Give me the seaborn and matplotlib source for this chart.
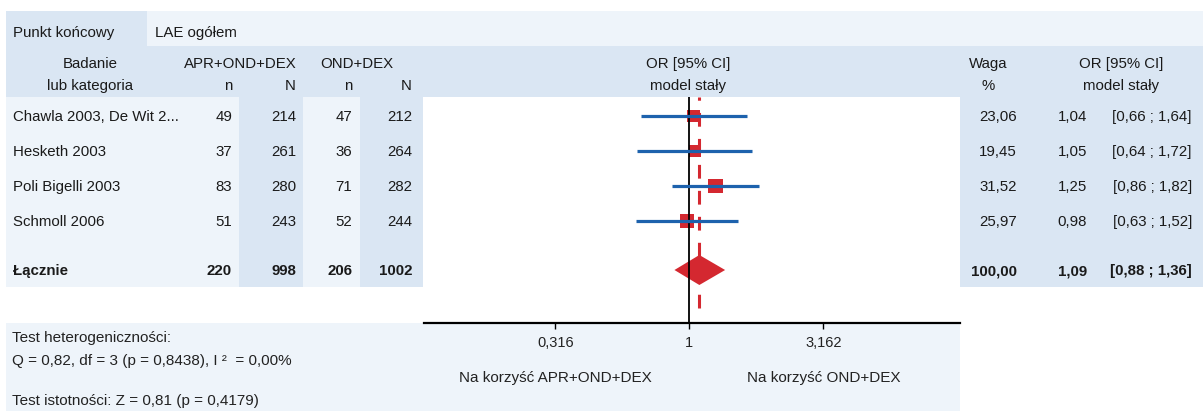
import numpy as np
import pandas as pd
import seaborn as sns
import matplotlib.pyplot as plt
from matplotlib.patches import Rectangle
from matplotlib.ticker import NullLocator

# Study rows
studies = ["Chawla 2003, De Wit 2...", "Hesketh 2003", "Poli Bigelli 2003", "Schmoll 2006"]
n_apr = [49, 37, 83, 51]
N_apr = [214, 261, 280, 243]
n_ond = [47, 36, 71, 52]
N_ond = [212, 264, 282, 244]
weights = [23.06, 19.45, 31.52, 25.97]
odds = [1.04, 1.05, 1.25, 0.98]
ci_low = [0.66, 0.64, 0.86, 0.63]
ci_high = [1.64, 1.72, 1.82, 1.52]

# Pooled row
total_label = "Łącznie"
total_counts = [220, 998, 206, 1002]
total_weight = 100.00
total_or = 1.09
total_ci = [0.88, 1.36]

tick_values = [0.316, 1, 3.162]
tick_labels = ["0,316", "1", "3,162"]

het_lines = ["Test heterogeniczności:",
             "Q = 0,82, df = 3 (p = 0,8438), I ²  = 0,00%",
             "Test istotności: Z = 0,81 (p = 0,4179)"]


def pl(v, d=2):
    return f"{v:.{d}f}".replace(".", ",")


sns.set_style("white")
plt.rcParams['font.family'] = ['Liberation Sans', 'DejaVu Sans']

W, H = 1203, 411
fig = plt.figure(figsize=(W / 100, H / 100), dpi=100)
bg = fig.add_axes([0, 0, 1, 1])
bg.set_xlim(0, W)
bg.set_ylim(H, 0)
bg.axis('off')

dark = '#dae6f3'
light = '#eef4fa'
txt = '#1a1a1a'
fs = 10.8
fs_small = 11


def box(x0, y0, x1, y1, c):
    bg.add_patch(Rectangle((x0, y0), x1 - x0, y1 - y0, facecolor=c,
                           edgecolor='none', zorder=0))


# background bands
box(6, 11, 147, 46, dark)
box(147, 11, W, 46, light)
box(6, 46, W, 97, dark)
box(6, 97, 239, 287, light)
box(239, 97, 303, 287, dark)
box(303, 97, 360, 287, light)
box(360, 97, 423, 287, dark)
box(960, 97, W, 287, dark)
box(6, 323, 960, 411, light)

# header texts
def t(x, y, s, ha='left', **kw):
    bg.text(x, y + 5, s, ha=ha, va='baseline', fontsize=fs, color=txt, **kw)


t(13, 32, "Punkt końcowy")
t(155, 32, "LAE ogółem")
t(90, 63, "Badanie", 'center')
t(90, 85, "lub kategoria", 'center')
t(240, 63, "APR+OND+DEX", 'center')
t(232, 85, "n", 'right')
t(296, 85, "N", 'right')
t(357, 63, "OND+DEX", 'center')
t(352, 85, "n", 'right')
t(412, 85, "N", 'right')
t(688, 63, "OR [95% CI]", 'center')
t(688, 85, "model stały", 'center')
t(988, 63, "Waga", 'center')
t(988, 85, "%", 'center')
t(1121, 63, "OR [95% CI]", 'center')
t(1121, 85, "model stały", 'center')

# table rows
row_pos = list(range(len(studies)))
total_pos = 4.4


def ypix(p):
    return 116 + 35 * p


for i, p in enumerate(row_pos):
    y = ypix(p)
    t(13, y, studies[i])
    t(232, y, str(n_apr[i]), 'right')
    t(296, y, str(N_apr[i]), 'right')
    t(352, y, str(n_ond[i]), 'right')
    t(412, y, str(N_ond[i]), 'right')
    t(1017, y, pl(weights[i]), 'right')
    t(1087, y, pl(odds[i]), 'right')
    t(1192, y, f"[{pl(ci_low[i])} ; {pl(ci_high[i])}]", 'right')

y = ypix(total_pos)
t(13, y, total_label, weight='bold')
for x, v in zip([232, 296, 352, 412], total_counts):
    t(x, y, str(v), 'right', weight='bold')
t(1017, y, pl(total_weight), 'right', weight='bold')
t(1087, y, pl(total_or), 'right', weight='bold')
t(1192, y, f"[{pl(total_ci[0])} ; {pl(total_ci[1])}]", 'right', weight='bold')

# bottom statistics
for s, yy in zip(het_lines, [338, 361, 401]):
    bg.text(12, yy + 4, s, ha='left', va='baseline', fontsize=fs_small, color='#222222')

# forest plot axes
ax = fig.add_axes([424 / W, (H - 323) / H, (960 - 424) / W, (323 - 97) / H])
ax.set_facecolor('none')
ax.set_xscale('log')
ax.set_xlim(10 ** -0.99, 10 ** 1.01)
ax.set_ylim((323 - 116) / 35, (97 - 116) / 35)

red = '#d42830'
blue = '#1d62ad'

ax.axvline(total_or, ymin=0.066, ymax=1, color=red, lw=2.2,
           dashes=(4.5, 4), zorder=1)

df = pd.DataFrame({'or': odds, 'pos': row_pos, 'weight': weights})
c = (0.72 * 2.67) ** 2
sns.scatterplot(data=df, x='or', y='pos', size='weight',
                sizes=(c * min(weights), c * max(weights)),
                size_norm=(min(weights), max(weights)),
                marker='s', color=red, linewidth=0, legend=False, ax=ax, zorder=2)

ax.hlines(row_pos, ci_low, ci_high, color=blue, lw=2.3, zorder=4)

h = 15 / 35
ax.fill([total_ci[0], total_or, total_ci[1], total_or],
        [total_pos, total_pos - h, total_pos, total_pos + h],
        color=red, lw=0, zorder=2)

ax.axvline(1, color='black', lw=1.3, zorder=3)

for side in ['top', 'left', 'right']:
    ax.spines[side].set_visible(False)
ax.spines['bottom'].set_color('black')
ax.spines['bottom'].set_linewidth(1.6)
ax.set_yticks([])
ax.set_xticks(tick_values)
ax.set_xticklabels(tick_labels)
ax.xaxis.set_minor_locator(NullLocator())
ax.tick_params(axis='x', direction='out', length=4.5, width=1, pad=5,
               labelsize=10.5, labelcolor='#222222', color='black', bottom=True)
ax.set_xlabel('')
ax.set_ylabel('')

xt = ax.get_xaxis_transform()
frac = (323 - 382) / (323 - 97)
ax.text(tick_values[0], frac, "Na korzyść APR+OND+DEX", transform=xt,
        ha='center', va='baseline', fontsize=fs_small, color='#222222')
ax.text(tick_values[2], frac, "Na korzyść OND+DEX", transform=xt,
        ha='center', va='baseline', fontsize=fs_small, color='#222222')

fig.savefig("out.png", dpi=100)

================

Task objective: Give every line back word for word and leave the pictures out.

Completed exercise:
Give me the seaborn and matplotlib source for this chart.
import numpy as np
import pandas as pd
import seaborn as sns
import matplotlib.pyplot as plt
from matplotlib.patches import Rectangle
from matplotlib.ticker import NullLocator

# Study rows
studies = ["Chawla 2003, De Wit 2...", "Hesketh 2003", "Poli Bigelli 2003", "Schmoll 2006"]
n_apr = [49, 37, 83, 51]
N_apr = [214, 261, 280, 243]
n_ond = [47, 36, 71, 52]
N_ond = [212, 264, 282, 244]
weights = [23.06, 19.45, 31.52, 25.97]
odds = [1.04, 1.05, 1.25, 0.98]
ci_low = [0.66, 0.64, 0.86, 0.63]
ci_high = [1.64, 1.72, 1.82, 1.52]

# Pooled row
total_label = "Łącznie"
total_counts = [220, 998, 206, 1002]
total_weight = 100.00
total_or = 1.09
total_ci = [0.88, 1.36]

tick_values = [0.316, 1, 3.162]
tick_labels = ["0,316", "1", "3,162"]

het_lines = ["Test heterogeniczności:",
             "Q = 0,82, df = 3 (p = 0,8438), I ²  = 0,00%",
             "Test istotności: Z = 0,81 (p = 0,4179)"]


def pl(v, d=2):
    return f"{v:.{d}f}".replace(".", ",")


sns.set_style("white")
plt.rcParams['font.family'] = ['Liberation Sans', 'DejaVu Sans']

W, H = 1203, 411
fig = plt.figure(figsize=(W / 100, H / 100), dpi=100)
bg = fig.add_axes([0, 0, 1, 1])
bg.set_xlim(0, W)
bg.set_ylim(H, 0)
bg.axis('off')

dark = '#dae6f3'
light = '#eef4fa'
txt = '#1a1a1a'
fs = 10.8
fs_small = 11


def box(x0, y0, x1, y1, c):
    bg.add_patch(Rectangle((x0, y0), x1 - x0, y1 - y0, facecolor=c,
                           edgecolor='none', zorder=0))


# background bands
box(6, 11, 147, 46, dark)
box(147, 11, W, 46, light)
box(6, 46, W, 97, dark)
box(6, 97, 239, 287, light)
box(239, 97, 303, 287, dark)
box(303, 97, 360, 287, light)
box(360, 97, 423, 287, dark)
box(960, 97, W, 287, dark)
box(6, 323, 960, 411, light)

# header texts
def t(x, y, s, ha='left', **kw):
    bg.text(x, y + 5, s, ha=ha, va='baseline', fontsize=fs, color=txt, **kw)


t(13, 32, "Punkt końcowy")
t(155, 32, "LAE ogółem")
t(90, 63, "Badanie", 'center')
t(90, 85, "lub kategoria", 'center')
t(240, 63, "APR+OND+DEX", 'center')
t(232, 85, "n", 'right')
t(296, 85, "N", 'right')
t(357, 63, "OND+DEX", 'center')
t(352, 85, "n", 'right')
t(412, 85, "N", 'right')
t(688, 63, "OR [95% CI]", 'center')
t(688, 85, "model stały", 'center')
t(988, 63, "Waga", 'center')
t(988, 85, "%", 'center')
t(1121, 63, "OR [95% CI]", 'center')
t(1121, 85, "model stały", 'center')

# table rows
row_pos = list(range(len(studies)))
total_pos = 4.4


def ypix(p):
    return 116 + 35 * p


for i, p in enumerate(row_pos):
    y = ypix(p)
    t(13, y, studies[i])
    t(232, y, str(n_apr[i]), 'right')
    t(296, y, str(N_apr[i]), 'right')
    t(352, y, str(n_ond[i]), 'right')
    t(412, y, str(N_ond[i]), 'right')
    t(1017, y, pl(weights[i]), 'right')
    t(1087, y, pl(odds[i]), 'right')
    t(1192, y, f"[{pl(ci_low[i])} ; {pl(ci_high[i])}]", 'right')

y = ypix(total_pos)
t(13, y, total_label, weight='bold')
for x, v in zip([232, 296, 352, 412], total_counts):
    t(x, y, str(v), 'right', weight='bold')
t(1017, y, pl(total_weight), 'right', weight='bold')
t(1087, y, pl(total_or), 'right', weight='bold')
t(1192, y, f"[{pl(total_ci[0])} ; {pl(total_ci[1])}]", 'right', weight='bold')

# bottom statistics
for s, yy in zip(het_lines, [338, 361, 401]):
    bg.text(12, yy + 4, s, ha='left', va='baseline', fontsize=fs_small, color='#222222')

# forest plot axes
ax = fig.add_axes([424 / W, (H - 323) / H, (960 - 424) / W, (323 - 97) / H])
ax.set_facecolor('none')
ax.set_xscale('log')
ax.set_xlim(10 ** -0.99, 10 ** 1.01)
ax.set_ylim((323 - 116) / 35, (97 - 116) / 35)

red = '#d42830'
blue = '#1d62ad'

ax.axvline(total_or, ymin=0.066, ymax=1, color=red, lw=2.2,
           dashes=(4.5, 4), zorder=1)

df = pd.DataFrame({'or': odds, 'pos': row_pos, 'weight': weights})
c = (0.72 * 2.67) ** 2
sns.scatterplot(data=df, x='or', y='pos', size='weight',
                sizes=(c * min(weights), c * max(weights)),
                size_norm=(min(weights), max(weights)),
                marker='s', color=red, linewidth=0, legend=False, ax=ax, zorder=2)

ax.hlines(row_pos, ci_low, ci_high, color=blue, lw=2.3, zorder=4)

h = 15 / 35
ax.fill([total_ci[0], total_or, total_ci[1], total_or],
        [total_pos, total_pos - h, total_pos, total_pos + h],
        color=red, lw=0, zorder=2)

ax.axvline(1, color='black', lw=1.3, zorder=3)

for side in ['top', 'left', 'right']:
    ax.spines[side].set_visible(False)
ax.spines['bottom'].set_color('black')
ax.spines['bottom'].set_linewidth(1.6)
ax.set_yticks([])
ax.set_xticks(tick_values)
ax.set_xticklabels(tick_labels)
ax.xaxis.set_minor_locator(NullLocator())
ax.tick_params(axis='x', direction='out', length=4.5, width=1, pad=5,
               labelsize=10.5, labelcolor='#222222', color='black', bottom=True)
ax.set_xlabel('')
ax.set_ylabel('')

xt = ax.get_xaxis_transform()
frac = (323 - 382) / (323 - 97)
ax.text(tick_values[0], frac, "Na korzyść APR+OND+DEX", transform=xt,
        ha='center', va='baseline', fontsize=fs_small, color='#222222')
ax.text(tick_values[2], frac, "Na korzyść OND+DEX", transform=xt,
        ha='center', va='baseline', fontsize=fs_small, color='#222222')

fig.savefig("out.png", dpi=100)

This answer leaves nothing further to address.